The first in a proposed quartet of steampunky sci-fi novels, The Demi-Monde: Winter introduces us to the Demi-Monde, a Matrix-like computer simulation built for the purposes of training soldiers how to fight in dense urban warfare. If you die in the Demi-Monde, you die in real life—which begs the question: what’s the point of a training simulation that can kill you? The answer seems to be that you can include famous Nazis and other psychopaths in the simulation. Don’t expect a Pulitzer Prize-winning novel here, but a raucous, gory sci-fi action story might be in the cards.
A short novella about a day in the life of a contemplative young woman named Isabel, who repairs damaged books at the library, has an unrequited crush on the ex-soldier who fixes her computer and is “a collector of remnants.” Supposedly it’s quite beautifully written.

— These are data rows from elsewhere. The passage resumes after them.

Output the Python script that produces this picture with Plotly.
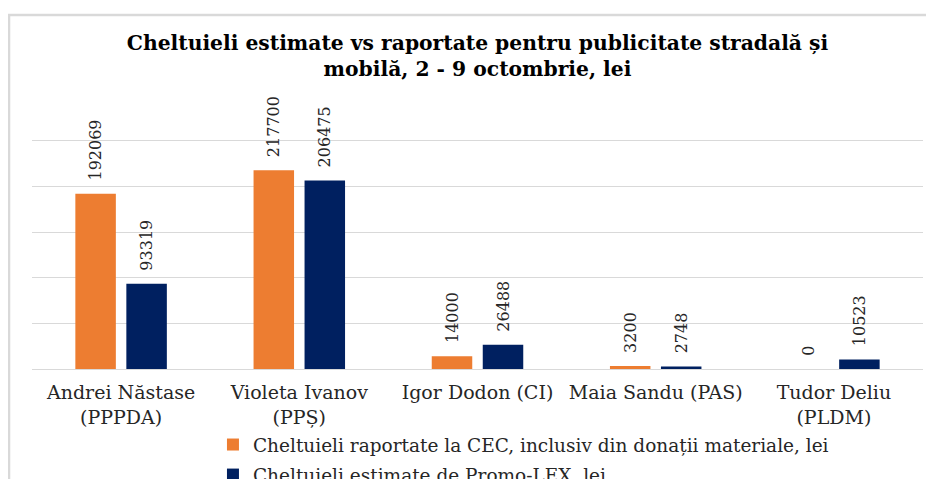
import plotly.graph_objects as go

categories = ["Andrei Năstase<br>(PPPDA)", "Violeta Ivanov<br>(PPȘ)", "Igor Dodon (CI)",
              "Maia Sandu (PAS)", "Tudor Deliu<br>(PLDM)"]
reported = [192069, 217700, 14000, 3200, 0]
estimated = [93319, 206475, 26488, 2748, 10523]
series_names = ["Cheltuieli raportate la CEC, inclusiv din donații materiale, lei",
                "Cheltuieli estimate de Promo-LEX, lei"]
title_text = "Cheltuieli estimate vs raportate pentru publicitate stradală și<br>mobilă, 2 - 9 octombrie, lei"

FONT = "DejaVu Serif"
ORANGE = "#ED7D31"
NAVY = "#002060"
GRID = "#d9d9d9"

W, H = 926, 471  # page body has an 8px margin

def labels(vals):
    return ["\u00a0\u00a0" + str(v) for v in vals]

fig = go.Figure()
for i, (name, vals, col) in enumerate([(series_names[0], reported, ORANGE),
                                        (series_names[1], estimated, NAVY)]):
    fig.add_trace(go.Bar(
        x=categories, y=vals, name=name, legendgroup=f"g{i}",
        marker=dict(color=col, line=dict(width=0)),
        text=labels(vals), textposition="outside", textangle=-90,
        textfont=dict(family=FONT, size=16, color="#262626"),
        constraintext="none", cliponaxis=False,
    ))

fig.update_layout(
    width=W, height=H,
    margin=dict(l=24, r=11, t=131, b=110, autoexpand=False),
    paper_bgcolor="white", plot_bgcolor="white",
    barmode="group", bargap=0.4276, bargroupgap=0.206,
    title=dict(text=title_text, x=0.5, xref="paper", xanchor="center",
               y=1 - 42 / H, yref="container", yanchor="top",
               font=dict(family=FONT, size=20.3, color="#000000", weight="bold")),
    showlegend=True,
    legend=dict(orientation="v", x=0.2031, xanchor="left",
                y=(H - 418) / H, yref="container", yanchor="top",
                font=dict(family=FONT, size=18.5, color="#262626"),
                bgcolor="rgba(0,0,0,0)", traceorder="grouped", tracegroupgap=3),
    xaxis=dict(showgrid=False, showline=False, zeroline=False, ticks="",
               ticklabelstandoff=10,
               tickfont=dict(family=FONT, size=19, color="#262626")),
    yaxis=dict(range=[0, 252000], dtick=50000, showgrid=True, gridcolor=GRID, gridwidth=1,
               zeroline=True, zerolinecolor=GRID, zerolinewidth=1,
               showticklabels=False, showline=False, ticks=""),
    shapes=[
        dict(type="line", xref="paper", yref="paper", x0=-0.0258, x1=-0.0258, y0=-0.6, y1=1.5391,
             line=dict(color=GRID, width=2.5)),
        dict(type="line", xref="paper", yref="paper", x0=-0.027, x1=1.05, y0=1.5391, y1=1.5391,
             line=dict(color=GRID, width=2.5)),
    ],
)

fig.write_html("out.html")
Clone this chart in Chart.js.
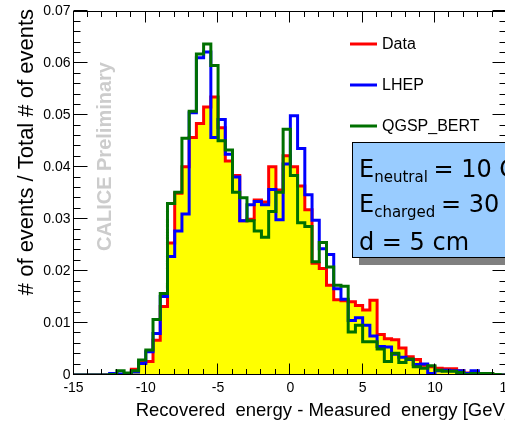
<!DOCTYPE html>
<html><head><meta charset="utf-8">
<script src="https://cdn.jsdelivr.net/npm/chart.js@4.4.1/dist/chart.umd.min.js"></script>
<style>
html,body{margin:0;padding:0;overflow:hidden;background:#fff;width:505px;height:421px}
#wrap{position:absolute;left:0;top:0;width:520px;height:421px}
</style>
</head><body><div id="wrap"><canvas id="c" width="520" height="421"></canvas></div>
<script>
// bin left edges (GeV), bin width 0.5
const binEdges = [-15,-14.5,-14,-13.5,-13,-12.5,-12,-11.5,-11,-10.5,-10,-9.5,-9,-8.5,-8,-7.5,-7,-6.5,-6,-5.5,
  -5,-4.5,-4,-3.5,-3,-2.5,-2,-1.5,-1,-0.5,0,0.5,1,1.5,2,2.5,3,3.5,4,4.5,
  5,5.5,6,6.5,7,7.5,8,8.5,9,9.5,10,10.5,11,11.5,12,12.5,13,13.5,14,14.5];
const dataValues = [0,0,0,0,0,0,0,0.0003,0.0011,0.0024,0.0026,0.0067,0.0132,0.0254,0.0350,0.0401,0.0457,0.0484,0.0516,0.0535,
  0.0476,0.0412,0.0384,0.0297,0.0300,0.0337,0.0333,0.0401,0.0356,0.0422,0.0401,0.0364,0.0318,0.0215,0.0205,0.0173,0.0145,0.0143,0.0141,0.0134,
  0.0125,0.0144,0.0078,0.0070,0.0068,0.0052,0.0035,0.0030,0.0019,0.0016,0.0013,0.0012,0.0012,0.0008,0.0004,0.0005,0.0003,0.0003,0.0001,0];
const lhepValues = [0,0,0,0,0,0.0003,0.0002,0.0003,0.0006,0.0022,0.0045,0.0080,0.0151,0.0228,0.0277,0.0310,0.0505,0.0611,0.0622,0.0457,
  0.0492,0.0425,0.0381,0.0297,0.0328,0.0334,0.0328,0.0357,0.0299,0.0406,0.0499,0.0436,0.0347,0.0298,0.0243,0.0232,0.0166,0.0146,0.0105,0.0110,
  0.0096,0.0075,0.0055,0.0054,0.0040,0.0034,0.0030,0.0020,0.0021,0.0003,0.0008,0.0009,0.0008,0.0008,0.0003,0.0008,0.0003,0.0001,0,0];
const qgspValues = [0,0,0,0,0,0.0001,0.0008,0.0004,0.0008,0.0029,0.0048,0.0107,0.0157,0.0330,0.0352,0.0456,0.0508,0.0618,0.0637,0.0596,
  0.0451,0.0433,0.0352,0.0341,0.0297,0.0277,0.0265,0.0315,0.0352,0.0473,0.0384,0.0293,0.0286,0.0218,0.0255,0.0208,0.0173,0.0171,0.0083,0.0096,
  0.0064,0.0064,0.0050,0.0026,0.0042,0.0024,0.0031,0.0016,0.0013,0.0018,0.0009,0.0007,0.0007,0.0005,0.0001,0.0003,0.0003,0.0003,0.0001,0];

const xTickValues = [-15,-10,-5,0,5,10,15];
const xTickLabels = ['-15','-10','-5','0','5','10','15'];
const yTickValues = [0,0.01,0.02,0.03,0.04,0.05,0.06,0.07];
const yTickLabels = ['0','0.01','0.02','0.03','0.04','0.05','0.06','0.07'];
const seriesNames = ['Data','LHEP','QGSP_BERT'];
const seriesColors = ['#ff0000','#0000ff','#007000'];
const xTitle = 'Recovered  energy - Measured  energy [GeV]';
const yTitle = '# of events / Total # of events';
const watermark = 'CALICE Preliminary';
const boxLines = [
  {main:'E', sub:'neutral', rest:' = 10 GeV'},
  {main:'E', sub:'charged', rest:' = 30 GeV'},
  {main:'d = 5 cm', sub:'', rest:''}
];

const binWidth = binEdges[1] - binEdges[0];
function steps(vals){
  const pts = binEdges.map((e,i)=>({x:e, y:vals[i]}));
  pts.push({x: binEdges[binEdges.length-1] + binWidth, y: vals[vals.length-1]});
  return pts;
}

const deco = {
  id:'deco',
  beforeDatasetsDraw(chart){
    const ctx = chart.ctx;
    ctx.save();
    ctx.translate(105, 156.5);
    ctx.rotate(-Math.PI/2);
    ctx.font = 'bold 20px "Liberation Sans", Arial, sans-serif';
    ctx.fillStyle = '#cccccc';
    ctx.textAlign = 'center';
    ctx.textBaseline = 'middle';
    ctx.fillText(watermark, 0, 0);
    ctx.restore();
  },
  afterDatasetsDraw(chart){
    const ctx = chart.ctx, ca = chart.chartArea;
    const xs = chart.scales.x, ys = chart.scales.y;
    ctx.save();
    ctx.strokeStyle = '#000';
    ctx.lineWidth = 1;
    const L = Math.round(ca.left)-0.5, R = Math.round(ca.right)-0.5, T = Math.round(ca.top)+0.5, B = Math.round(ca.bottom)-0.5;
    ctx.strokeRect(L, T, R-L, B-T);
    ctx.beginPath();
    for (let v=-15; v<=15; v++){
      const px = Math.round(xs.getPixelForValue(v))-0.5;
      const len = (v%5===0) ? 11 : 5.5;
      ctx.moveTo(px, B); ctx.lineTo(px, B-len);
      ctx.moveTo(px, T); ctx.lineTo(px, T+len);
    }
    for (let k=0; k<=35; k++){
      const py = Math.round(ys.getPixelForValue(k*0.002))-0.5;
      const len = (k%5===0) ? 14 : 7;
      ctx.moveTo(L, py); ctx.lineTo(L+len, py);
      ctx.moveTo(R, py); ctx.lineTo(R-len, py);
    }
    ctx.stroke();

    // axis titles
    ctx.fillStyle = '#000';
    ctx.font = '18.5px "Liberation Sans", Arial, sans-serif';
    ctx.textAlign = 'right';
    ctx.textBaseline = 'alphabetic';
    ctx.fillText(xTitle, 510, 416);
    ctx.save();
    ctx.translate(33, 9);
    ctx.rotate(-Math.PI/2);
    ctx.font = '22px "Liberation Sans", Arial, sans-serif';
    ctx.textAlign = 'right';
    ctx.fillText(yTitle, 0, 0);
    ctx.restore();

    // legend
    const legY = [44, 85, 126];
    ctx.font = '16px "Liberation Sans", Arial, sans-serif';
    ctx.textAlign = 'left';
    ctx.textBaseline = 'middle';
    seriesNames.forEach((n,i)=>{
      ctx.strokeStyle = seriesColors[i];
      ctx.lineWidth = 3;
      ctx.beginPath(); ctx.moveTo(350, legY[i]); ctx.lineTo(377, legY[i]); ctx.stroke();
      ctx.fillStyle = '#000';
      ctx.fillText(n, 382, legY[i]+1);
    });

    // text box with shadow
    ctx.fillStyle = '#808080';
    ctx.fillRect(359, 150, 260, 115);
    ctx.fillStyle = '#99ccff';
    ctx.fillRect(352, 142.5, 260, 115);
    ctx.strokeStyle = '#000'; ctx.lineWidth = 1;
    ctx.strokeRect(352.5, 142.5, 260, 115);
    const baseY = [177, 212, 250];
    ctx.fillStyle = '#000';
    ctx.textBaseline = 'alphabetic';
    boxLines.forEach((ln,i)=>{
      let x = 359;
      ctx.font = '24px "DejaVu Sans", sans-serif';
      ctx.fillText(ln.main, x, baseY[i]);
      x += ctx.measureText(ln.main).width;
      if (ln.sub){
        ctx.font = '15px "DejaVu Sans", sans-serif';
        ctx.fillText(ln.sub, x, baseY[i]+5);
        x += ctx.measureText(ln.sub).width;
      }
      if (ln.rest){
        ctx.font = '24px "DejaVu Sans", sans-serif';
        ctx.fillText(ln.rest, x - 2, baseY[i]);
      }
    });
    ctx.restore();
  }
};

const mk = (label, vals, color, order, fill) => ({
  label, data: steps(vals), stepped: 'before', borderColor: color, borderWidth: 3,
  backgroundColor: fill ? '#ffff00' : 'transparent', fill: fill ? 'origin' : false,
  pointRadius: 0, order, borderJoinStyle: 'miter'
});

new Chart(document.getElementById('c'), {
  type: 'line',
  data: { datasets: [
    mk(seriesNames[0], dataValues, seriesColors[0], 3, true),
    mk(seriesNames[1], lhepValues, seriesColors[1], 2, false),
    mk(seriesNames[2], qgspValues, seriesColors[2], 1, false)
  ]},
  options: {
    responsive: false, animation: false, devicePixelRatio: 1,
    layout: { padding: { top: 10, right: 12, left: 0, bottom: 0 } },
    plugins: { legend: { display: false }, tooltip: { enabled: false } },
    scales: {
      x: {
        type: 'linear', min: -15, max: 15,
        afterBuildTicks: s => { s.ticks = xTickValues.map(v => ({ value: v })); },
        afterFit: s => { s.height = 46; },
        ticks: { callback: (v, i) => xTickLabels[i], autoSkip: false, maxRotation: 0,
          font: { family: '"Liberation Sans", Arial, sans-serif', size: 14 }, color: '#000', padding: 5 },
        grid: { display: false, drawTicks: false }, border: { display: false }
      },
      y: {
        type: 'linear', min: 0, max: 0.07,
        afterBuildTicks: s => { s.ticks = yTickValues.map(v => ({ value: v })); },
        afterFit: s => { s.width = 73.5; },
        ticks: { callback: (v, i) => yTickLabels[i], autoSkip: false,
          font: { family: '"Liberation Sans", Arial, sans-serif', size: 14 }, color: '#000', padding: 3 },
        grid: { display: false, drawTicks: false }, border: { display: false }
      }
    }
  },
  plugins: [deco]
});
</script>
</body></html>
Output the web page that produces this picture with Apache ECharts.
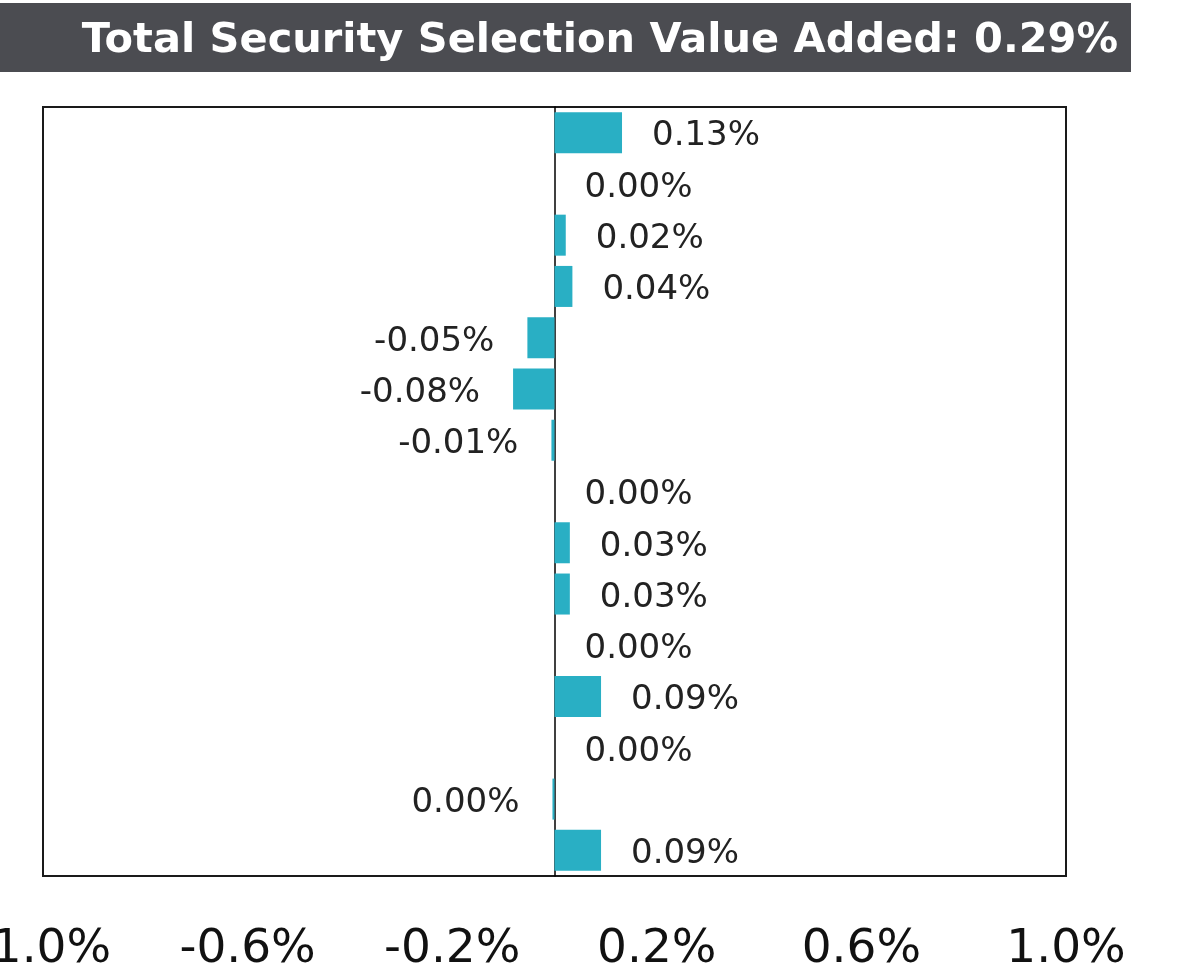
<!DOCTYPE html>
<html>
<head>
<meta charset="utf-8">
<script src="https://cdn.jsdelivr.net/npm/echarts@6/dist/echarts.min.js"></script>
<style>
html,body{margin:0;padding:0;background:#fff;}
#chart{width:1189px;height:972px;}
</style>
</head>
<body>
<div id="chart"></div>
<script>
var titleText = 'Total Security Selection Value Added: 0.29%';
var categories = ['S1','S2','S3','S4','S5','S6','S7','S8','S9','S10','S11','S12','S13','S14','S15'];
var values = [0.132, 0, 0.022, 0.035, -0.053, -0.081, -0.006, 0, 0.03, 0.03, 0, 0.091, 0, -0.004, 0.091];
var valueLabels = ['0.13%','0.00%','0.02%','0.04%','-0.05%','-0.08%','-0.01%','0.00%','0.03%','0.03%','0.00%','0.09%','0.00%','0.00%','0.09%'];
var xTickLabels = {'-1': '-1.0%', '-0.6': '-0.6%', '-0.2': '-0.2%', '0.2': '0.2%', '0.6': '0.6%', '1': '1.0%'};

var chart = echarts.init(document.getElementById('chart'));
var seriesData = values.map(function (v, i) {
  return {
    value: v,
    label: {
      position: v < 0 ? 'left' : 'right',
      distance: v < 0 ? 33 : 30
    }
  };
});
chart.setOption({
  animation: false,
  backgroundColor: '#ffffff',
  graphic: [
    { type: 'rect', left: 0, top: 3, shape: { width: 1131, height: 69 }, style: { fill: '#4b4c51' }, z: 10 },
    { type: 'text', right: 1189 - 1118, top: 20,
      style: { text: titleText, fill: '#ffffff', font: 'bold 41.5px "DejaVu Sans"', textAlign: 'right' }, z: 11 }
  ],
  grid: {
    left: 43, right: 123, top: 107, bottom: 96,
    containLabel: false, outerBoundsMode: 'none',
    show: true, borderColor: '#1a1a1a', borderWidth: 2, backgroundColor: 'transparent'
  },
  xAxis: {
    type: 'value', min: -1, max: 1, interval: 0.4,
    axisLine: { show: false }, axisTick: { show: false }, splitLine: { show: false },
    axisLabel: {
      margin: 50, color: '#111', fontFamily: 'DejaVu Sans', fontSize: 47,
      formatter: function (v) { var k = String(Math.round(v * 10) / 10); return xTickLabels[k] !== undefined ? xTickLabels[k] : ''; }
    }
  },
  yAxis: {
    type: 'category', data: categories, inverse: true,
    axisLabel: { show: false }, axisTick: { show: false },
    axisLine: { show: true, onZero: true, lineStyle: { color: '#000', width: 1.5 } }
  },
  series: [{
    type: 'bar', data: seriesData, barWidth: '80%',
    itemStyle: { color: '#29afc4' },
    label: {
      show: true, color: '#222', fontFamily: 'DejaVu Sans', fontSize: 34, offset: [0, 4],
      formatter: function (p) { return valueLabels[p.dataIndex]; }
    }
  }]
});
</script>
</body>
</html>
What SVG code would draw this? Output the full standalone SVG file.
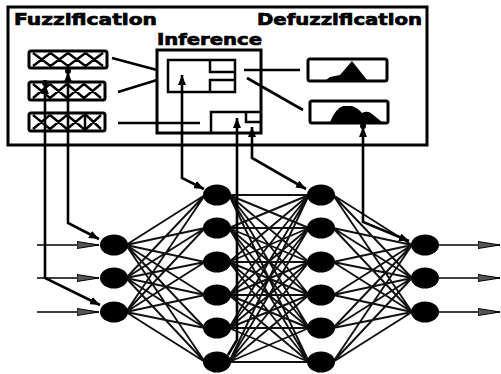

File this one next to We the Animals.
Alan Lightman’s new novel is about the creation of the universe, by a mysterious man called Mr. g, who makes some mistakes (like accidentally inviting an evil presence, “Belhor,” into his creation). This kind of retelling of the creation of the universe has been done before, obviously, for thousands of years. I’m guessing this will not be another Cosmicomics, but I could be wrong.
John Burdett’s last Sonchai Jitpleecheep novel let me down [link], but this series is better than about 90% of detective fiction out there. This one follows Sonchai as he organizes an elaborate sting on a human organ trafficking network.